**WHAT IS EXPECTED**
Repeat the material in full. Keep every line exactly as it is.

:::

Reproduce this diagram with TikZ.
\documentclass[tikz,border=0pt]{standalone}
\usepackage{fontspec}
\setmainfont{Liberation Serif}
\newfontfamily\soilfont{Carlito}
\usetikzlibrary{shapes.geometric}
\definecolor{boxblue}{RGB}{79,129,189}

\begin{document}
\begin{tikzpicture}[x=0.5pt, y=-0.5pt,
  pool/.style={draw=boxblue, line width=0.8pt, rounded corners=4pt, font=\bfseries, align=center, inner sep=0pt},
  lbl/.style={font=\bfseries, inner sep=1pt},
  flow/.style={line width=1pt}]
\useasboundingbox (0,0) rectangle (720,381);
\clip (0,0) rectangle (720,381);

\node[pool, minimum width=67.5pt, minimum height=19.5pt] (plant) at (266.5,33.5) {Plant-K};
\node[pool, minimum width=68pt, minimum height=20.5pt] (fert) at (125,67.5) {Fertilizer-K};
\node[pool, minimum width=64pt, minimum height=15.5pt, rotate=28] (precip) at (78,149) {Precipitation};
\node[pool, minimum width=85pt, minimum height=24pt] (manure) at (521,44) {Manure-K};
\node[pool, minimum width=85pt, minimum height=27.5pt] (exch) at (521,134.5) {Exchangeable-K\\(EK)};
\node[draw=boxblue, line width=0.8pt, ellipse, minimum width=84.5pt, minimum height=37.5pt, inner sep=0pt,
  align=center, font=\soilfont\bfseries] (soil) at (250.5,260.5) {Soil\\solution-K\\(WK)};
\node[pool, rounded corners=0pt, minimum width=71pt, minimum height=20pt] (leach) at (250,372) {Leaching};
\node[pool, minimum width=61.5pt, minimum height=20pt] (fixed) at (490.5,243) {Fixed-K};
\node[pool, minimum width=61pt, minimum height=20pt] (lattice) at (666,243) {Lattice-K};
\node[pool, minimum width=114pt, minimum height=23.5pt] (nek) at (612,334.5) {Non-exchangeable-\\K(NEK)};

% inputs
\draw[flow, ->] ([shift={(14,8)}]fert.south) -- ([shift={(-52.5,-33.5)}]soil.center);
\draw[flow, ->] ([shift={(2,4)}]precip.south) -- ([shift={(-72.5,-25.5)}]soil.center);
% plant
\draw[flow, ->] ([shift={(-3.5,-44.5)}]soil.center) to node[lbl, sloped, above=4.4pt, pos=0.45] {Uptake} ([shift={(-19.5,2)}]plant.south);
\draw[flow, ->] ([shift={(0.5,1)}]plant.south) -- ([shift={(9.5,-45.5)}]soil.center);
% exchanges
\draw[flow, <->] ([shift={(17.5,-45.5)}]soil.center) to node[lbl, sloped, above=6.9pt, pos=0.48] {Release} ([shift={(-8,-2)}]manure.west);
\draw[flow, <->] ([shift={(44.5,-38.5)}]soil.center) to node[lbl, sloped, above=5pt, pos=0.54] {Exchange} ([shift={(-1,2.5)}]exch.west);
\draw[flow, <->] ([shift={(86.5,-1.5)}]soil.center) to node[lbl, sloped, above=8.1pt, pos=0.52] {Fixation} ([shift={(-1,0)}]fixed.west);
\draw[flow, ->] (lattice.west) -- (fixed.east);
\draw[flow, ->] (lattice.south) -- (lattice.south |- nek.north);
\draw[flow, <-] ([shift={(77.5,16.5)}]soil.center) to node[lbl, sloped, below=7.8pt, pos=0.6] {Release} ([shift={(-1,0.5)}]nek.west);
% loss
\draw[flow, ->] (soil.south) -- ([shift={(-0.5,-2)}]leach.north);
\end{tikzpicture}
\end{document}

:::

**EXPECTED ANSWER**
Reproduce this diagram with TikZ.
\documentclass[tikz,border=0pt]{standalone}
\usepackage{fontspec}
\setmainfont{Liberation Serif}
\newfontfamily\soilfont{Carlito}
\usetikzlibrary{shapes.geometric}
\definecolor{boxblue}{RGB}{79,129,189}

\begin{document}
\begin{tikzpicture}[x=0.5pt, y=-0.5pt,
  pool/.style={draw=boxblue, line width=0.8pt, rounded corners=4pt, font=\bfseries, align=center, inner sep=0pt},
  lbl/.style={font=\bfseries, inner sep=1pt},
  flow/.style={line width=1pt}]
\useasboundingbox (0,0) rectangle (720,381);
\clip (0,0) rectangle (720,381);

\node[pool, minimum width=67.5pt, minimum height=19.5pt] (plant) at (266.5,33.5) {Plant-K};
\node[pool, minimum width=68pt, minimum height=20.5pt] (fert) at (125,67.5) {Fertilizer-K};
\node[pool, minimum width=64pt, minimum height=15.5pt, rotate=28] (precip) at (78,149) {Precipitation};
\node[pool, minimum width=85pt, minimum height=24pt] (manure) at (521,44) {Manure-K};
\node[pool, minimum width=85pt, minimum height=27.5pt] (exch) at (521,134.5) {Exchangeable-K\\(EK)};
\node[draw=boxblue, line width=0.8pt, ellipse, minimum width=84.5pt, minimum height=37.5pt, inner sep=0pt,
  align=center, font=\soilfont\bfseries] (soil) at (250.5,260.5) {Soil\\solution-K\\(WK)};
\node[pool, rounded corners=0pt, minimum width=71pt, minimum height=20pt] (leach) at (250,372) {Leaching};
\node[pool, minimum width=61.5pt, minimum height=20pt] (fixed) at (490.5,243) {Fixed-K};
\node[pool, minimum width=61pt, minimum height=20pt] (lattice) at (666,243) {Lattice-K};
\node[pool, minimum width=114pt, minimum height=23.5pt] (nek) at (612,334.5) {Non-exchangeable-\\K(NEK)};

% inputs
\draw[flow, ->] ([shift={(14,8)}]fert.south) -- ([shift={(-52.5,-33.5)}]soil.center);
\draw[flow, ->] ([shift={(2,4)}]precip.south) -- ([shift={(-72.5,-25.5)}]soil.center);
% plant
\draw[flow, ->] ([shift={(-3.5,-44.5)}]soil.center) to node[lbl, sloped, above=4.4pt, pos=0.45] {Uptake} ([shift={(-19.5,2)}]plant.south);
\draw[flow, ->] ([shift={(0.5,1)}]plant.south) -- ([shift={(9.5,-45.5)}]soil.center);
% exchanges
\draw[flow, <->] ([shift={(17.5,-45.5)}]soil.center) to node[lbl, sloped, above=6.9pt, pos=0.48] {Release} ([shift={(-8,-2)}]manure.west);
\draw[flow, <->] ([shift={(44.5,-38.5)}]soil.center) to node[lbl, sloped, above=5pt, pos=0.54] {Exchange} ([shift={(-1,2.5)}]exch.west);
\draw[flow, <->] ([shift={(86.5,-1.5)}]soil.center) to node[lbl, sloped, above=8.1pt, pos=0.52] {Fixation} ([shift={(-1,0)}]fixed.west);
\draw[flow, ->] (lattice.west) -- (fixed.east);
\draw[flow, ->] (lattice.south) -- (lattice.south |- nek.north);
\draw[flow, <-] ([shift={(77.5,16.5)}]soil.center) to node[lbl, sloped, below=7.8pt, pos=0.6] {Release} ([shift={(-1,0.5)}]nek.west);
% loss
\draw[flow, ->] (soil.south) -- ([shift={(-0.5,-2)}]leach.north);
\end{tikzpicture}
\end{document}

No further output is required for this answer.